When so-called “Environmentalists” who balk at any use of coal complain there are several obvious answers: First, existing mining laws and their standards are very tough already. Second, according to the AES study, the processes for converting coal to gas and then to liquid are already proven to be ultra-clean, and the carbon dioxide byproduct can effectively be used to recover huge quantities of oil from otherwise already depleted fields. And third, while the so-called “environmental” concerns may be important to faux- fastidious critics of coal, their criticisms are easily trumped by the national security and the survival imperatives of energy self-sufficiency in America.
The SAE study presents a comprehensive list of requirements America needs to put in place to pursue this vital energy self-sufficiency program. It can be found on the Internet at www.americanenergysecurity.org. Suffice it to note here that they call on the Federal and State governments to develop programs to lower the risk profile of alternative fuel projects. By mitigating the risks, project sponsors with large pools of capital will rush to build alternative fuel plants in all fifty states, the economy around the country will be strengthened, millions of jobs will be created, fuel prices will begin to be stabilized (and, hopefully, then decline), and most important, our dependence on foreign oil will rapidly decline and then disappear all together. Tax and fiscal incentives are also recommended as part of this national energy undertaking.

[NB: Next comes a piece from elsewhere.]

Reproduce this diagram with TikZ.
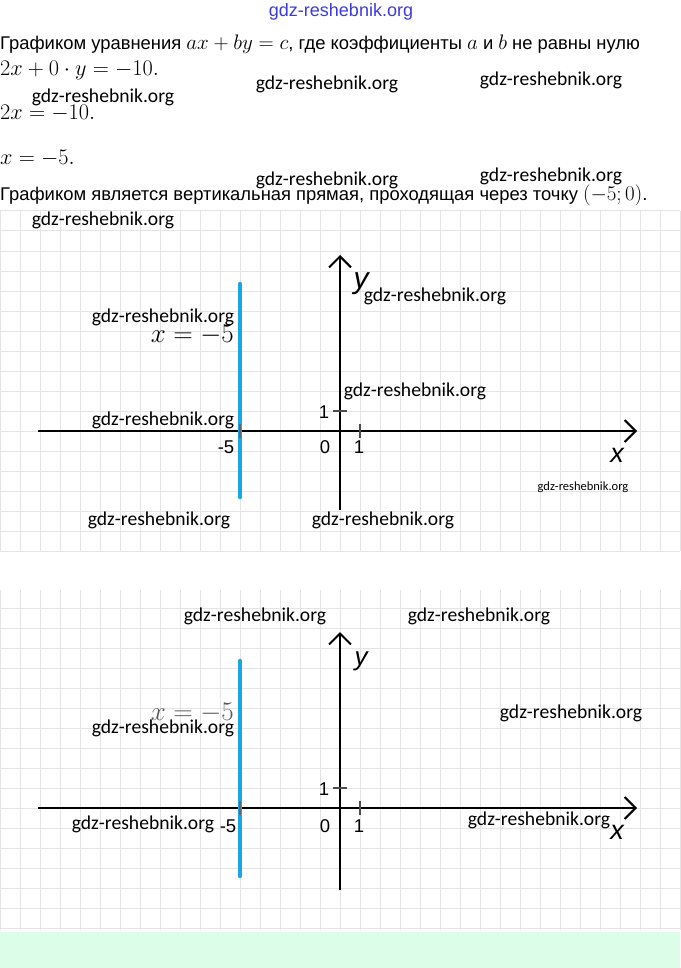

Given the will, America has the natural resources, the strength and the brains to become liquid fuel self-sufficient. We showed the necessary extraordinary ability to overcome challenges in preparing for and fighting World War II, and again with the Apollo space program. We need the same kinds of motivations now in order to get out from under the yoke of hostile or quasi-hostile oil exporting nations. Yet the silence from our media and our political classes is truly deafening. When will the political classes wake up?